For avoidance of doubt, I have endorsed Raila Amolo Odinga for President. It is important that my readers should know this. That is not all, however, I have also accepted to serve as National Director of Communications at the Raila for President Secretariat.
I have worked in the mass media for the past 28 years.
Throughout this time, I have flattered myself with the belief that I was a paragon of truth. An ambassador of good. I therefore find it important that my readers should clearly know where I stand. When you occupy space such as I do, you are expected to be non-aligned to the political forces of the day.
Yet it is not exactly true that I have always been non-aligned. Of course not. I have never been intellectually and ideologically non-aligned. I am pro-reform, good governance and rule of law. This, in itself, is alignment on a continent that believes that there should be one stream of law for ordinary citizens and another one for the political and economic elite. That is why I have endorsed Raila for President.
Raila is not a saint. Far from it, he has made mistakes, perhaps many mistakes, in his political tour of duty. I know that he will still make many mistakes in the coming days, like the rest of us. In my own professional career, I have taken Raila to task as often as I have felt that he deserved criticism. I am satisfied that I have done a good job of that.

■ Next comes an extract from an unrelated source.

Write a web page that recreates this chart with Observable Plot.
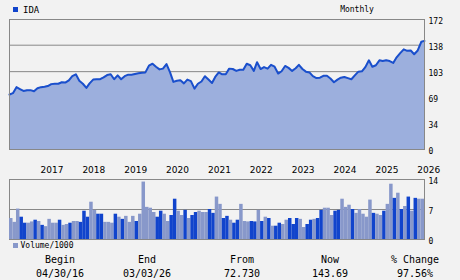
<!DOCTYPE html>
<html><head><meta charset="utf-8">
<script src="https://cdn.jsdelivr.net/npm/d3@7"></script>
<script src="https://cdn.jsdelivr.net/npm/@observablehq/plot@0.6"></script>
<style>
html,body{margin:0;padding:0;background:#f2f2f2;}
#wrap{position:relative;width:460px;height:280px;background:#f2f2f2;overflow:hidden;font-family:"DejaVu Sans Mono",monospace;color:#000;}
.t{position:absolute;white-space:nowrap;line-height:10px;height:10px;}
.c{transform:translateX(-50%);}
.sq{position:absolute;width:5px;height:5px;}
#wrap svg{position:absolute;left:0;}
</style></head><body><div id="wrap"></div>
<script>
const ticker = "IDA";
const period = "Monthly";
const startYear = 2016, startMonth = 4;
const years = [2017, 2018, 2019, 2020, 2021, 2022, 2023, 2024, 2025, 2026];
const priceTicks = [0, 34, 69, 103, 138, 172];
const volumeTicks = [0, 7, 14];
const prices = [72.73,74.5,82.5,80,77.5,78.5,78.5,77,81,82.5,
83,84,86.5,87,87,89,88.5,91.5,97,99.5,
91,87,81.5,87.5,92.5,93,93,95.5,98.5,99.5,
93,98,93,97,99,99,100,101,101.5,102,
111,113.5,109.5,106,107,113,102,89.5,91,91.5,
87.5,92.5,90.5,80.5,87,90,97,92.5,88,96,
102,99.5,99.5,107,106.5,104,105.5,105.5,113.5,111.5,
104,115.5,106.5,109,107,112,109.5,100.5,103.5,110.5,
108,104,107.5,112,106.5,103,102,97,94.5,95,
97.5,97.5,94,89,92.5,95,96,94.5,93,98,
103,103.5,109,118,109.5,111.5,118,117,118,117,
114.5,122,127.5,132.5,130.5,131,126,131,142.5,143.69];
const volumes = [4.9,4.0,7.1,5.2,3.8,3.8,4.1,4.5,4.2,3.3,
3.0,4.7,3.8,3.8,4.5,3.3,3.5,3.8,4.2,4.2,
4.0,6.6,5.2,8.7,6.8,5.9,5.9,4.0,4.0,3.8,
5.9,5.2,4.7,5.4,4.0,5.4,4.2,5.9,13.4,7.5,
7.3,6.3,5.2,6.6,5.9,4.2,5.6,9.4,6.6,5.6,
6.8,4.9,5.6,6.3,6.6,6.3,6.3,7.0,6.1,9.9,
8.2,4.9,5.4,4.5,3.8,4.5,8.2,4.2,4.1,4.2,
4.1,6.8,4.2,5.2,4.9,3.1,3.1,3.8,3.5,4.5,
4.9,3.5,4.9,4.7,2.8,3.5,4.5,4.7,4.9,6.8,
7.3,7.3,5.6,6.6,6.8,9.4,7.5,8.0,7.0,6.1,
7.0,5.9,5.2,9.2,6.1,5.9,5.6,6.6,8.2,12.9,
9.6,10.8,7.0,7.7,9.9,6.6,9.6,9.4,9.4];
const volumeKind = ["lllddlldld","lllldlldll","dddllddlll","dldllldlll","llddllddll",
  "dlddlllddl","lddlddllld","dldldlddll","dddllddldd","lllddllldl",
  "lllldlldll","dldldldll"].join("").split("");
const summaryHeads = ["Begin", "End", "From", "Now", "% Change"];
const summaryVals = ["04/30/16", "03/03/26", "72.730", "143.69", "97.56%"];

const C = {bg:"#f2f2f2", grid:"#888888", area:"#9cafdd", line:"#1a4fcc", dark:"#1144cc", light:"#8898ca"};
const wrap = document.getElementById("wrap");

const dates = prices.map((_, i) => new Date(Date.UTC(startYear, startMonth - 1 + i, 1)));
const pdata = prices.map((p, i) => ({date: dates[i], price: p}));
const yearDates = years.map(y => new Date(Date.UTC(y, 0, 1)));

const price = Plot.plot({
  width: 460, height: 180,
  marginLeft: 9, marginRight: 36, marginTop: 19, marginBottom: 31,
  style: {background: "transparent", fontFamily: "DejaVu Sans Mono", fontSize: "8px", color: "#000", overflow: "visible"},
  x: {type: "utc", domain: [dates[0], dates[dates.length - 1]], axis: null},
  y: {domain: [0, 172], axis: null},
  marks: [
    Plot.ruleY(priceTicks.slice(1, -1), {stroke: C.grid, strokeWidth: 1}),
    Plot.areaY(pdata, {x: "date", y: "price", fill: C.area}),
    Plot.lineY(pdata, {x: "date", y: "price", stroke: C.line, strokeWidth: 2}),
    Plot.frame({stroke: C.grid}),
    Plot.axisX(yearDates, {label: null, tickSize: 0, tickPadding: 17, dx: 11, tickFormat: d => String(d.getUTCFullYear()), fontFamily: "DejaVu Sans", fontSize: 9}),
    Plot.axisY(priceTicks, {label: null, anchor: "right", tickSize: 0, tickPadding: 4, dy: 2, tickFormat: d => String(d)})
  ]
});
price.style.top = "0px";
wrap.appendChild(price);

const vdata = volumes.map((v, i) => ({i, v, k: volumeKind[i] || "l"}));
const vol = Plot.plot({
  width: 460, height: 80,
  marginLeft: 9, marginRight: 36, marginTop: 9, marginBottom: 11,
  style: {background: "transparent", fontFamily: "DejaVu Sans Mono", fontSize: "8px", color: "#000", overflow: "visible"},
  x: {type: "band", domain: d3.range(volumes.length), padding: 0, axis: null},
  y: {domain: [0, 14], axis: null},
  marks: [
    Plot.frame({stroke: C.grid}),
    Plot.ruleY([7], {stroke: C.grid}),
    Plot.barY(vdata, {x: "i", y: "v", fill: d => d.k === "d" ? C.dark : C.light}),
    Plot.axisY(volumeTicks, {label: null, anchor: "right", tickSize: 0, tickPadding: 4, dy: 2, tickFormat: d => String(d)})
  ]
});
vol.style.top = "170px";
wrap.appendChild(vol);

function addText(txt, x, cy, size, center, family) {
  const d = document.createElement("div");
  d.className = "t" + (center ? " c" : "");
  d.textContent = txt;
  d.style.left = x + "px";
  d.style.top = (cy - 5) + "px";
  d.style.fontSize = size + "px";
  if (family) d.style.fontFamily = family;
  wrap.appendChild(d);
}
function addSquare(x, y, color) {
  const s = document.createElement("div");
  s.className = "sq";
  s.style.left = x + "px"; s.style.top = y + "px"; s.style.background = color;
  wrap.appendChild(s);
}
addSquare(13, 7, C.dark);
addText(ticker, 23, 9.5, 9);
addText(period, 357, 9.5, 8, true);
addSquare(13, 243, C.light);
addText("Volume/1000", 20.5, 245.5, 8);
const cols = [60, 147, 242, 330, 415];
summaryHeads.forEach((h, i) => addText(h, cols[i], 259.5, 10, true));
summaryVals.forEach((v, i) => addText(v, cols[i], 273.5, 10, true));
</script></body></html>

The day comes, however, when you can no longer sit on the fence. In any event, you might very well discover that there is no fence to sit on. You must, therefore, stand up to be counted.
Kenya is today perched at a historic crossroads. We face a very decisive election, at this crossroads. Each one of us must make a choice. We must choose to go forward or to return to the past. I choose to go forward. We must choose between our tribe and the Kenyan nation. I choose the Kenyan nation over my tribe.
We must choose between the rule of law and impunity. I choose the rule of law. I want to believe that the Kenyan nation shall triumph over the tribe and over impunity. However, in the unlikely event that the tribe and impunity emerge triumphant, I can live on with clear conscience knowing that we tried to save the nation. I can live on knowing that my grandchildren will have a family legacy to be proud of.
Raila is the face of reform, as I wrote last week. Yes, he has made mistakes. Reformists make mistakes, too, sometimes even great mistakes.
In mitigation, his intent has always been good. He has been pro-people, even when it has meant standing alone, or embracing those perceived to be his adversaries.
He has great capacity to forgive and to forget. While Kanu detained him without trial, he was willing to forgive those behind his incarceration and to try to work with them towards a better society.